7.30pm, Saturday 11 March 2006 – St Nicholas’ Church, Sevenoaks
Mozart – Requiem
Schubert – Mass in C
The pairing of Wolfgang Amadeus Mozart’s Requiem with Franz Schubert’s fourth Mass ought to be a marriage of great works by two great composers. Scholars have argued, and continue to do so, over whether Mozart’s final work was born great or had greatness thrust upon it by the romantic and mysterious circumstances surrounding its genesis. Schubert, by his own admission, knew that his choral works lacked the masterstrokes of his illustrious forbears and decided to have lessons in counterpoint very late in life. What is not in doubt is that both works have rightly held a firm place in the hearts of performers and audiences for around 200 years.
The two composers had much in common. Both were violinists and pianists of prodigious talent. Both were dominated by their fathers. Both remained poor for much of their lives, struggling for positions which would provide money and status. Both died in their early thirties of illnesses which still arouse some debate. Both left behind an enormous body of work, as if they knew that time was short. Coincidentally, Antonio Salieri was Schubert’s teacher and Mozart’s archrival, holding as he did the coveted position of court composer to Emperor Josef in Vienna.
More importantly, both inhabited a musical paradise, although they might not have thought so at the time. Anton Schindler, writing in 1840, described turn-of-the-century Vienna: ‘There was a preference for music without ostentation – music which, whether performed by four voices or four hundred, would work magic on the listener, cultivating his mind and senses, ennobling his emotions… and yet this was not a time of philosophical sophistication; it was rather a period of uninhibited enjoyment, whose purity lasted well into the first decade of our century.’
Schubert’s Mass in C, D452, was written in 1816. It has a very light orchestration with no violas and optional clarinets and trumpets, giving the whole a light and airy texture.
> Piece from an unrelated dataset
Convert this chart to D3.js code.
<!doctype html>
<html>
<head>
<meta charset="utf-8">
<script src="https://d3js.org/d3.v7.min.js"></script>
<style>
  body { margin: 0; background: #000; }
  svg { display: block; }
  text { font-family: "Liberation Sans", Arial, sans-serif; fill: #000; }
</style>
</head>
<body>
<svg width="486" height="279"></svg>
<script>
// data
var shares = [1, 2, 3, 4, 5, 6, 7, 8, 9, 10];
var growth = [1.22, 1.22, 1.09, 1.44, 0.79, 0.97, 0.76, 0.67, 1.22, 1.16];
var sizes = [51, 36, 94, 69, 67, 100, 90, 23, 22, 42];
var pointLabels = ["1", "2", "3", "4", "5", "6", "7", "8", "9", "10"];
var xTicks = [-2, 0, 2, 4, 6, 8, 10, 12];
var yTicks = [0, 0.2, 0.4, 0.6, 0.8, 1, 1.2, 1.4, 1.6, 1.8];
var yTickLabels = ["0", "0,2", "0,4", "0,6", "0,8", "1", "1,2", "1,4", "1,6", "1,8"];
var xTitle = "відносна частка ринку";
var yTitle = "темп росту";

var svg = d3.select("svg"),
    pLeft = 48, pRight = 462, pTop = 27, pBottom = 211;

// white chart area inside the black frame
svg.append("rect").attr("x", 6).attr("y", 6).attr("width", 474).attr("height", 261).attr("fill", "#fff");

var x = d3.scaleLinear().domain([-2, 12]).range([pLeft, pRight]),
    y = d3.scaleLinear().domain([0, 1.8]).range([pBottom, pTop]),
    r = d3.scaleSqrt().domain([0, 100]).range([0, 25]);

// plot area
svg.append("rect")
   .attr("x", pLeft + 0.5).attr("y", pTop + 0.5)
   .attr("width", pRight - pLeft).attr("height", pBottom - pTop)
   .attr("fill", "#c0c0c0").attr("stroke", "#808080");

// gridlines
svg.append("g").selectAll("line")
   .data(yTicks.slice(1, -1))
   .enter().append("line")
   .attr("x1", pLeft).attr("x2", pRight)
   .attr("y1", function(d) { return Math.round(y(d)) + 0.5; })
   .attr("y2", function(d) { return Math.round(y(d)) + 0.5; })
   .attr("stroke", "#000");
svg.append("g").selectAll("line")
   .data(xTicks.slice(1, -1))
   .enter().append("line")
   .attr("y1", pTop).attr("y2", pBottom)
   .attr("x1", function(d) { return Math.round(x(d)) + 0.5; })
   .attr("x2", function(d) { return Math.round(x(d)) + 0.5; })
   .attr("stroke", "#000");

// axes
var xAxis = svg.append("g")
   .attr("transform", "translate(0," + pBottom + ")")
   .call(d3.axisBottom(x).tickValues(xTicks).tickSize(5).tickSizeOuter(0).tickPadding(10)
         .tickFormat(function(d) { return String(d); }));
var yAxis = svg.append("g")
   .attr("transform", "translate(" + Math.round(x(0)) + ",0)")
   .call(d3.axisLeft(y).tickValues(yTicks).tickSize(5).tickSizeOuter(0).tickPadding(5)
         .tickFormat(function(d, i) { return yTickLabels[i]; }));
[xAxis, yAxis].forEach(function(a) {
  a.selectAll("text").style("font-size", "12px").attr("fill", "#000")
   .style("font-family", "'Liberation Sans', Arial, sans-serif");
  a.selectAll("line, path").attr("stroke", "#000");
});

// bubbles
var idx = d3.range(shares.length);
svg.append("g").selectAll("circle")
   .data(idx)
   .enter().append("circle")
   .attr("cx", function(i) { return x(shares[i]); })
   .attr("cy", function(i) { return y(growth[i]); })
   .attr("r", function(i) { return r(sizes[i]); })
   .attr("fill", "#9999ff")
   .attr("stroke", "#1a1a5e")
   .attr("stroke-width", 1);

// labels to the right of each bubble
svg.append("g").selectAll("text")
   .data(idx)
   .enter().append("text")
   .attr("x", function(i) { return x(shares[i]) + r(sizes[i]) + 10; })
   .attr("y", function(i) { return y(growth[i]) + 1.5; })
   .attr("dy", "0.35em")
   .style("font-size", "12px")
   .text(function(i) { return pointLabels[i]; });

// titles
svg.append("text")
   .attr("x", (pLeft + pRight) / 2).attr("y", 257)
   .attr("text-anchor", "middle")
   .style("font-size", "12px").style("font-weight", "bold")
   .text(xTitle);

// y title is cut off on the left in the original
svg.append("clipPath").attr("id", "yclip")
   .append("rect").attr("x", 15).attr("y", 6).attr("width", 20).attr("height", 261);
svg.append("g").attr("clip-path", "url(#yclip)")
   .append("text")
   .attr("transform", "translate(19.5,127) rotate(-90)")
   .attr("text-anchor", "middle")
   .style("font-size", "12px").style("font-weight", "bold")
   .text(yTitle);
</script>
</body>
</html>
Unusually, the Kyrie belongs primarily to the four soloists, with chorus merely providing punctuation and emphasis. The light classical style is even more pronounced in the Gloria. The homophonic choral writing is underscored by a ‘Mannheim skyrocket’, the rapidly rising scale passage found so commonly in the early symphonic works of the Mannheim school. This musical style possessed an overwhelming energy, exuberance and almost uncontainable excitement. This is Schubert’s style here too some fifty years later.
The Credo, often the most solemn section of the Mass, is almost a dance. The triple time measure at first seems at odds with the metre of the words but what joy it brings to the words ‘creator of heaven and earth, of all things visible and invisible’. Contrast this with the next section, which speaks of the spirit made carnate, and crucifixion, where the harmonic language moves forward in time to wring full sentiment before returning to the joyful, chordal C major declaration that ‘on the third day he was resurrected and ascended into heaven.’
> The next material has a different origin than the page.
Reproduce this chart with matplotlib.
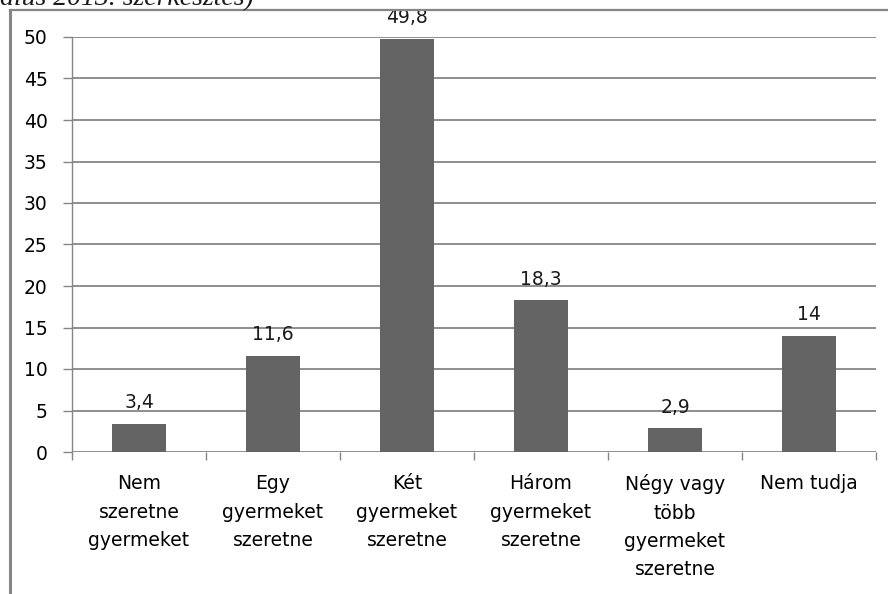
import matplotlib
matplotlib.use("Agg")
import matplotlib.pyplot as plt
from matplotlib.lines import Line2D

GRAY = "#868686"; BAR = "#646464"; INK = "#1a1a1a"
plt.rcParams.update({"font.family": ["DejaVu Sans"], "text.color": INK})

categories = ["Nem\nszeretne\ngyermeket", "Egy\ngyermeket\nszeretne", "Két\ngyermeket\nszeretne",
              "Három\ngyermeket\nszeretne", "Négy vagy\ntöbb\ngyermeket\nszeretne", "Nem tudja"]
values = [3.4, 11.6, 49.8, 18.3, 2.9, 14]
value_labels = ["3,4", "11,6", "49,8", "18,3", "2,9", "14"]
yticks = [0, 5, 10, 15, 20, 25, 30, 35, 40, 45, 50]

W, H = 888, 594
FS = 13.5
fig = plt.figure(figsize=(W / 100, H / 100), dpi=100)
ax = fig.add_axes([72 / W, 1 - 452 / H, (876 - 72) / W, (452 - 37) / H])

xs = list(range(len(categories)))
ax.bar(xs, values, width=0.4, color=BAR, zorder=3)
for x, v, lab in zip(xs, values, value_labels):
    ax.annotate(lab, (x, v), xytext=(0, 15), textcoords="offset points",
                ha="center", va="center", fontsize=FS, color=INK, zorder=4)

ax.set_xlim(-0.5, len(categories) - 0.5)
ax.set_ylim(0, 50)
ax.set_yticks(yticks)
ax.set_yticklabels([str(t) for t in yticks], fontsize=FS)
ax.set_xticks(xs)
ax.set_xticklabels(categories, fontsize=FS, linespacing=1.62, va="top")
ax.set_xticks([i - 0.5 for i in range(len(categories) + 1)], minor=True)
ax.tick_params(axis="x", which="major", length=0, pad=16)
ax.tick_params(axis="x", which="minor", length=6, width=1, color=GRAY, direction="out")
ax.tick_params(axis="y", length=6.5, width=1, color=GRAY, pad=11)
ax.yaxis.grid(True, color=GRAY, lw=1.3, zorder=0)
ax.set_axisbelow(True)
for s in ["top", "right", "bottom"]:
    ax.spines[s].set_visible(False)
ax.spines["left"].set_color(GRAY)
ax.spines["left"].set_linewidth(1)

# outer frame of the original picture (left and top edges)
fig.add_artist(Line2D([10 / W, 10 / W], [0, 1 - 10 / H], color=GRAY, lw=2.2, transform=fig.transFigure))
fig.add_artist(Line2D([10 / W, 1], [1 - 10 / H, 1 - 10 / H], color=GRAY, lw=1.6, transform=fig.transFigure))

# source line cut off at the top of the picture
fig.text(0, 1 - 5 / H, "alus 2013. szerkesztés)", fontsize=20, style="italic",
         family=["Liberation Serif", "DejaVu Serif"], ha="left", va="baseline", color=INK)

fig.savefig("out.png", dpi=100, facecolor="white")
A rather thoughtful start to the Sanctus is another surprise but the solo soprano quickly dispels any doubt with her jubilant ‘Osanna in excelsis’. Schubert is best known for his tunes and so allows the soloist full measure in the Benedictus, which commonly in masses is in a slow duple time as here. This melody is perhaps unusual in its athleticism however. The solo voice has to navigate tricky rising and falling jumps without the least sign of strain or risk spoiling the calm for ‘blessed are they that go in the way of the Lord’. This is followed by a sinuous setting of the Agnus Dei and a final dance-like and precise ‘Dona nobis pacem’ as if to say that eternal bliss is a foregone conclusion.
Surely everyone recognises the opening of the Requiem in D minor K 626 of Wolfgang Amadeus Mozart? The sombre basset horns over the plodding, brooding bass chords seem inseparable from our memory of the film Amadeus and all the myths surrounding this final work of the genius, cut down in 1791 in his 35th year. Yes, Mozart was troubled by the anonymous commissioner of the piece. Yes, as he approached death himself, he felt he was writing his own requiem. Yes, he died with the manuscript on his bed trying to give instructions about its completion. It is also true that several lesser composers had a hand in completing what he had started and who continue to this day. The version we perform tonight is the reworking by Beyer in 1983 to correct some of Mozart’s pupil Süssmayr’s worst errors.
But forget all of that. Whoever wrote what, when and why, this is a glorious and idiosyncratic work, by turns sumptuous and terrifyingly stark. It should be indulged, not analysed. We should subject ourselves both to the power and majesty of the music and the startling message of the catholic rite: through the pains and rage of death to eternal light, through tears and death’s dark vale to eternal rest, from prayers and supplications to the acknowledgement that the Lord will deliver us ‘as once promised to Abraham and his seed forever’.